Charon and Psyche (oil on canvas) by Stanhope, John Roddam Spencer (1829-1908) oil on canvas
Charon and Psyche (oil on canvas) by John Roddam Spencer Stanhope

Psyche uses Charon’s service on one of her quests. She was on her way to beg Persephone for a box a beauty ointment because nothing says everlasting youth like cream from the queen of the dead.

In Turning Creek, Charon has not made an appearance, but the characters do refer to him and his services into the Underworld.

Mythology Mondays: Laelaps

Welcome to Mythology Mondays, where I highlight a different Greek myth or an aspect of mythology that has influenced the Turning Creek series. The first two books, Lightning in the Dark and Storm in the Mountains are out now.


There are two kinds of people in the world: dog people and cat people. I am a dog person. I married a man who thought he was a cat person owing to the fact that he always had cats growing up. His mother is a cat person. He was a dog person just waiting for a dog to be in his life. We now have two large, ridiculous dogs and everyone is happy about it except my mother-in-law.

This post is not about my crazy dogs. This post is about Laelaps, the hurricane dog of Greek mythology.

Laelaps is a female in some stories and a male in others. I am going to refer to Laelaps as a she because I like imagining a powerful female dog running around causing a bit of panic.

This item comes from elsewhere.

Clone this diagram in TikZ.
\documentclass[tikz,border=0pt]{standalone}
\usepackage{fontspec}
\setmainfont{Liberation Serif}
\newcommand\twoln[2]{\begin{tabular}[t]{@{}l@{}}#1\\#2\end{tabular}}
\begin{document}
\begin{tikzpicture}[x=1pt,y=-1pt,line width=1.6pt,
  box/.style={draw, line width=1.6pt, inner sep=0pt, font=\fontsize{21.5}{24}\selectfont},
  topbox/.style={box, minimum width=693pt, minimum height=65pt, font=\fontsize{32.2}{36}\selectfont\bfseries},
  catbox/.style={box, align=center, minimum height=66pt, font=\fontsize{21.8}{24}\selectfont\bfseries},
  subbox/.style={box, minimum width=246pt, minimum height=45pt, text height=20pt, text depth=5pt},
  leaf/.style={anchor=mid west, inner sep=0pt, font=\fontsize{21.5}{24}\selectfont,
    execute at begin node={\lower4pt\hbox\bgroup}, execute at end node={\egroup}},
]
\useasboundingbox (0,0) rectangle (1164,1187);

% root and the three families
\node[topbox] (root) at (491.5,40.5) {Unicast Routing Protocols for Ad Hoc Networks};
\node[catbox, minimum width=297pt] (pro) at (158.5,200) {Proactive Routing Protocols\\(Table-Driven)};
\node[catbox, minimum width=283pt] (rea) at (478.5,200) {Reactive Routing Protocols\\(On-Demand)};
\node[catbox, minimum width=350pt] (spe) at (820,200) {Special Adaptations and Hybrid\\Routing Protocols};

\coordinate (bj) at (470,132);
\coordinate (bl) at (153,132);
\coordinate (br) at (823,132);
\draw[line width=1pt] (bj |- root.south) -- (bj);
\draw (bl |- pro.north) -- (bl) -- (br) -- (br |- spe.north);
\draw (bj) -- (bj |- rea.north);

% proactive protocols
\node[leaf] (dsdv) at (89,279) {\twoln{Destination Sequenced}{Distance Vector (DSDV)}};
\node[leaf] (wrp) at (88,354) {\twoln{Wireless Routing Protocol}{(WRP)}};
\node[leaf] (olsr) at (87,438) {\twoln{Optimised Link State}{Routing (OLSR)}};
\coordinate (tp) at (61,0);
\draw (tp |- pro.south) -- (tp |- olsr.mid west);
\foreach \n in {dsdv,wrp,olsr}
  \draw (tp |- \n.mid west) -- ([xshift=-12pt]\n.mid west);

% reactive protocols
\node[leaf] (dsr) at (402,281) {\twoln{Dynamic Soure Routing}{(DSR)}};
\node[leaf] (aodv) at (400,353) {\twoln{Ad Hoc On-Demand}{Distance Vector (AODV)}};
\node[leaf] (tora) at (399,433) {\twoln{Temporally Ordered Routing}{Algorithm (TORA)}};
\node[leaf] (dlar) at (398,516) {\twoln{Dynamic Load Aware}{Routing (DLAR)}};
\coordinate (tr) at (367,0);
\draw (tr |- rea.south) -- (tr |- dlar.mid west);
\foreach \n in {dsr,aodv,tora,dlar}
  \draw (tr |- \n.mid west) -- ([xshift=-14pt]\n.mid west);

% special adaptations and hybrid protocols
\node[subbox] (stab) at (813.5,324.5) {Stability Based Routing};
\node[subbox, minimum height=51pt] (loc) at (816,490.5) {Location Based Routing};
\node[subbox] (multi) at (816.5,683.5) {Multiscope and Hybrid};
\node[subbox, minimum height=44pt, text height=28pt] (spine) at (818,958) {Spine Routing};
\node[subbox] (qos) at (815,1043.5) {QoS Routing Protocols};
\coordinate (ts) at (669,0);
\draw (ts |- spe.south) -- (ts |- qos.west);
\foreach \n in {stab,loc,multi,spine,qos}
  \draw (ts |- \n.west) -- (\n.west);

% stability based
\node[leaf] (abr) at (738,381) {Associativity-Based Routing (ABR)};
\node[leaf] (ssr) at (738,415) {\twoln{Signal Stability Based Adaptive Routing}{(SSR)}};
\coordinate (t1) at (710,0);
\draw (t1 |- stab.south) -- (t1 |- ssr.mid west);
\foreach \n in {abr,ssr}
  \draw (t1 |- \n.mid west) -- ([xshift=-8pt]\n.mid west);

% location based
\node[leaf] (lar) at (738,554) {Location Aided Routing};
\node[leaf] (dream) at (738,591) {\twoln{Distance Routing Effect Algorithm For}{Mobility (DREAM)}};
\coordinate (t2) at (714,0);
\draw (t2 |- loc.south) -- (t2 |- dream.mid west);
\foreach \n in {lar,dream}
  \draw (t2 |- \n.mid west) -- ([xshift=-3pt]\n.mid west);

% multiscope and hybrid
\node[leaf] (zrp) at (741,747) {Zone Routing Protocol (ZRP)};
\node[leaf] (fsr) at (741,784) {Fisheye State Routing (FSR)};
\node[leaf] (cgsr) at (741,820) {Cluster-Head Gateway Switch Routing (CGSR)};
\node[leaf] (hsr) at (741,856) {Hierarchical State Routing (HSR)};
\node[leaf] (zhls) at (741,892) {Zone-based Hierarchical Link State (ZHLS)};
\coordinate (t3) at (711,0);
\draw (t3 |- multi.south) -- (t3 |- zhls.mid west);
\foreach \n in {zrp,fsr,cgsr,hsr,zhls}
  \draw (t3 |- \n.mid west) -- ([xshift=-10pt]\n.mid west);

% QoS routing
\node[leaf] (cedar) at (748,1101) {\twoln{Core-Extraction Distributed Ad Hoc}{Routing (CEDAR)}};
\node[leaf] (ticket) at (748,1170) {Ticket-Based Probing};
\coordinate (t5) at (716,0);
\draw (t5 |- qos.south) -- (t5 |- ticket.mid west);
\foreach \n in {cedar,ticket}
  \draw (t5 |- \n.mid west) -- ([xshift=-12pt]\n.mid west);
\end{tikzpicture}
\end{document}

Laelaps chasing the Teumessian Fox.
Laelaps chasing the Teumessian Fox.

Laelaps originally belonged to Zeus. She was a fierce hunting hound who, once set on her prey, never failed to catch it.

Zeus stumbled upon the maiden Europa picking flowers one day and he decided that he must have this woman as his own. To those of you who have been paying attention, this should come as no big shock. Instead of declaring his intentions, like a normal person, Zeus decided on his usual practice of transforming himself into something, this time a white bull, and seducing (or perhaps pestering) Europa until she climbed up on his back and he kidnapped her.

Zeus set Europa up as the Queen of Crete and gave her three gifts. One of the gifts was his beloved hound, Laelaps. Europa named the son that she bore after riding the white bull Minos. Minos inherited not only the kingship of Crete, but also the hound, Laelaps.

I was unable to find exactly how Procris ended up with Laelaps, but at some point Minos gifted the hound to Procris who took it home to please his wife, Kephalos, after they had an argument about being on a “break.”


It is possible that Artemis, goddess of the hunt, may have gifted Laelaps to Procris, but accounts differ.

About this time, the Teumessian Fox was terrorizing Thebes. The mythical fox was a monster that could never be caught. To appease it, the people of Thebes fed it a small male child once a month. As you can imagine, the people of Thebes tired of this arrangement very quickly. They appealed to Kephalos who sent Laelaps after the fox.

The hound who always catches its prey chasing after a fox who could never be caught created an unsolvable conundrum. The hound chased the fox for many days. Zeus grew tired of this and turned both animals to stone. He put them in the sky as the constellations Canis Major and Canis Minor where they chase each other forever.

In Storm in the Mountains, Marina meets the Remnant of Laelaps on one of her adventures.